## Exercise objective
Set the data down again, exactly as it reads, but without the pictures.

----------

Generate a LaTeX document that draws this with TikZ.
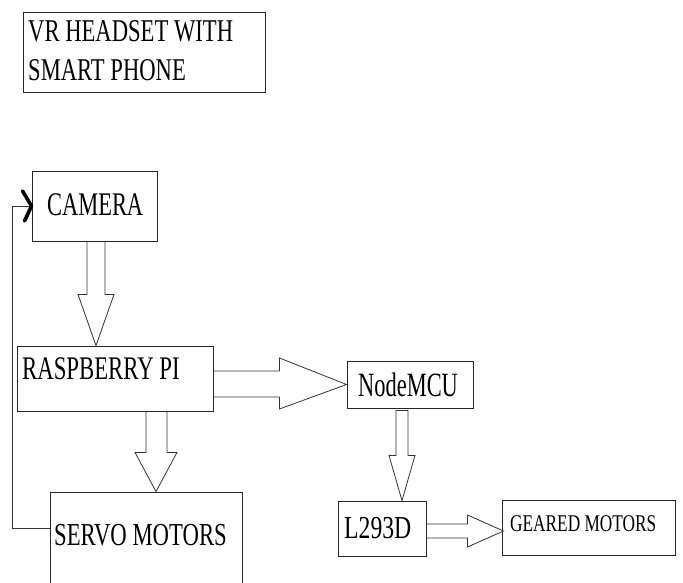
\documentclass[tikz,border=0pt]{standalone}
\usepackage{fontspec}
\usepackage{graphicx}
\setmainfont{Liberation Serif}
\usetikzlibrary{calc,arrows.meta}
\tikzset{
  box/.style={draw=black!85, line width=0.9pt, rectangle, inner sep=0pt},
  txt/.style={anchor=base west, inner sep=0pt, text=black},
  blk/.style={draw=black!80, line width=0.8pt, line join=miter},
  fb/.style={draw=black!80, line width=0.8pt},
  chev/.style={draw=black, line width=3.6pt, line cap=round, line join=round}
}
\newcommand{\tx}[3]{{\fontsize{#1}{#1}\selectfont\scalebox{#2}[1]{#3}}}
\begin{document}
\begin{tikzpicture}[x=1pt,y=-1pt]
\clip (0,0) rectangle (683,583);
\fill[white] (0,0) rectangle (683,583);
% boxes
\node[box, minimum width=242pt, minimum height=80pt] (vr) at (144,52) {};
\node[box, minimum width=125pt, minimum height=70pt] (cam) at (94.5,206) {};
\node[box, minimum width=196pt, minimum height=65pt] (rpi) at (115,378.5) {};
\node[box, minimum width=126pt, minimum height=47pt] (mcu) at (410,384.5) {};
\node[box, minimum width=88pt, minimum height=55pt] (l293) at (382,528.5) {};
\node[box, minimum width=173pt, minimum height=55pt] (geared) at (588.5,527.5) {};
\node[box, minimum width=192pt, minimum height=108pt] (servo) at (146,546) {};
% texts
\node[txt] (vrA) at (28,42) {\tx{31.7}{0.714}{VR HEADSET WITH}};
\node[txt] (vrB) at (28,81) {\tx{31.7}{0.714}{SMART PHONE}};
\node[txt] (camT) at (47,215) {\tx{33}{0.68}{CAMERA}};
\node[txt] (rpiT) at (22,379) {\tx{33}{0.69}{RASPBERRY PI}};
\node[txt] (mcuT) at (358,396) {\tx{34}{0.66}{NodeMCU}};
\node[txt] (l293T) at (344,538) {\tx{32}{0.74}{L293D}};
\node[txt] (servoT) at (54,545) {\tx{32}{0.71}{SERVO MOTORS}};
\node[txt] (gearedT) at (510,531) {\tx{24}{0.72}{GEARED MOTORS}};
% block arrows
\draw[blk] ($(cam.south)+(-7.5,0)$) -- ++(0,53) -- ++(-9,0) -- ($(rpi.north)+(-19,0)$)
  -- ($(cam.south)+(19.5,53)$) -- ++(-9,0) -- ++(0,-53);
\draw[blk] ($(rpi.south)+(31,0)$) -- ++(0,41) -- ++(-11,0) -- ($(servo.north)+(10,0)$)
  -- ($(rpi.south)+(62,41)$) -- ++(-10,0) -- ++(0,-41);
\draw[blk] ($(rpi.east)+(0,-7.5)$) -- ++(66,0) -- ++(0,-13) -- (mcu.west)
  -- ($(rpi.east)+(66,30.5)$) -- ++(0,-12) -- ++(-66,0);
\draw[blk] ($(mcu.south)+(-2,2)$) -- ($(mcu.south)+(-14,2)$) -- ($(mcu.south)+(-14,47)$) -- ++(-7,0)
  -- ($(l293.north)+(20,0)$) -- ($(mcu.south)+(5,47)$) -- ++(-7,0) -- cycle;
\draw[blk] ($(l293.east)+(0,-4.5)$) -- ++(41,0) -- ++(0,-9) -- ($(geared.west)+(2,3.5)$)
  -- ($(l293.east)+(41,18.5)$) -- ++(0,-9) -- ++(-41,0);
% feedback
\draw[fb] ($(servo.west)+(0,-18)$) -- ++(-37,0) |- (cam.west);
\draw[chev] ($(cam.west)+(-9,-15)$) -- ($(cam.west)+(0,0)$) -- ($(cam.west)+(-7,15)$);
\end{tikzpicture}
\end{document}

----------

## Completed task
Generate a LaTeX document that draws this with TikZ.
\documentclass[tikz,border=0pt]{standalone}
\usepackage{fontspec}
\usepackage{graphicx}
\setmainfont{Liberation Serif}
\usetikzlibrary{calc,arrows.meta}
\tikzset{
  box/.style={draw=black!85, line width=0.9pt, rectangle, inner sep=0pt},
  txt/.style={anchor=base west, inner sep=0pt, text=black},
  blk/.style={draw=black!80, line width=0.8pt, line join=miter},
  fb/.style={draw=black!80, line width=0.8pt},
  chev/.style={draw=black, line width=3.6pt, line cap=round, line join=round}
}
\newcommand{\tx}[3]{{\fontsize{#1}{#1}\selectfont\scalebox{#2}[1]{#3}}}
\begin{document}
\begin{tikzpicture}[x=1pt,y=-1pt]
\clip (0,0) rectangle (683,583);
\fill[white] (0,0) rectangle (683,583);
% boxes
\node[box, minimum width=242pt, minimum height=80pt] (vr) at (144,52) {};
\node[box, minimum width=125pt, minimum height=70pt] (cam) at (94.5,206) {};
\node[box, minimum width=196pt, minimum height=65pt] (rpi) at (115,378.5) {};
\node[box, minimum width=126pt, minimum height=47pt] (mcu) at (410,384.5) {};
\node[box, minimum width=88pt, minimum height=55pt] (l293) at (382,528.5) {};
\node[box, minimum width=173pt, minimum height=55pt] (geared) at (588.5,527.5) {};
\node[box, minimum width=192pt, minimum height=108pt] (servo) at (146,546) {};
% texts
\node[txt] (vrA) at (28,42) {\tx{31.7}{0.714}{VR HEADSET WITH}};
\node[txt] (vrB) at (28,81) {\tx{31.7}{0.714}{SMART PHONE}};
\node[txt] (camT) at (47,215) {\tx{33}{0.68}{CAMERA}};
\node[txt] (rpiT) at (22,379) {\tx{33}{0.69}{RASPBERRY PI}};
\node[txt] (mcuT) at (358,396) {\tx{34}{0.66}{NodeMCU}};
\node[txt] (l293T) at (344,538) {\tx{32}{0.74}{L293D}};
\node[txt] (servoT) at (54,545) {\tx{32}{0.71}{SERVO MOTORS}};
\node[txt] (gearedT) at (510,531) {\tx{24}{0.72}{GEARED MOTORS}};
% block arrows
\draw[blk] ($(cam.south)+(-7.5,0)$) -- ++(0,53) -- ++(-9,0) -- ($(rpi.north)+(-19,0)$)
  -- ($(cam.south)+(19.5,53)$) -- ++(-9,0) -- ++(0,-53);
\draw[blk] ($(rpi.south)+(31,0)$) -- ++(0,41) -- ++(-11,0) -- ($(servo.north)+(10,0)$)
  -- ($(rpi.south)+(62,41)$) -- ++(-10,0) -- ++(0,-41);
\draw[blk] ($(rpi.east)+(0,-7.5)$) -- ++(66,0) -- ++(0,-13) -- (mcu.west)
  -- ($(rpi.east)+(66,30.5)$) -- ++(0,-12) -- ++(-66,0);
\draw[blk] ($(mcu.south)+(-2,2)$) -- ($(mcu.south)+(-14,2)$) -- ($(mcu.south)+(-14,47)$) -- ++(-7,0)
  -- ($(l293.north)+(20,0)$) -- ($(mcu.south)+(5,47)$) -- ++(-7,0) -- cycle;
\draw[blk] ($(l293.east)+(0,-4.5)$) -- ++(41,0) -- ++(0,-9) -- ($(geared.west)+(2,3.5)$)
  -- ($(l293.east)+(41,18.5)$) -- ++(0,-9) -- ++(-41,0);
% feedback
\draw[fb] ($(servo.west)+(0,-18)$) -- ++(-37,0) |- (cam.west);
\draw[chev] ($(cam.west)+(-9,-15)$) -- ($(cam.west)+(0,0)$) -- ($(cam.west)+(-7,15)$);
\end{tikzpicture}
\end{document}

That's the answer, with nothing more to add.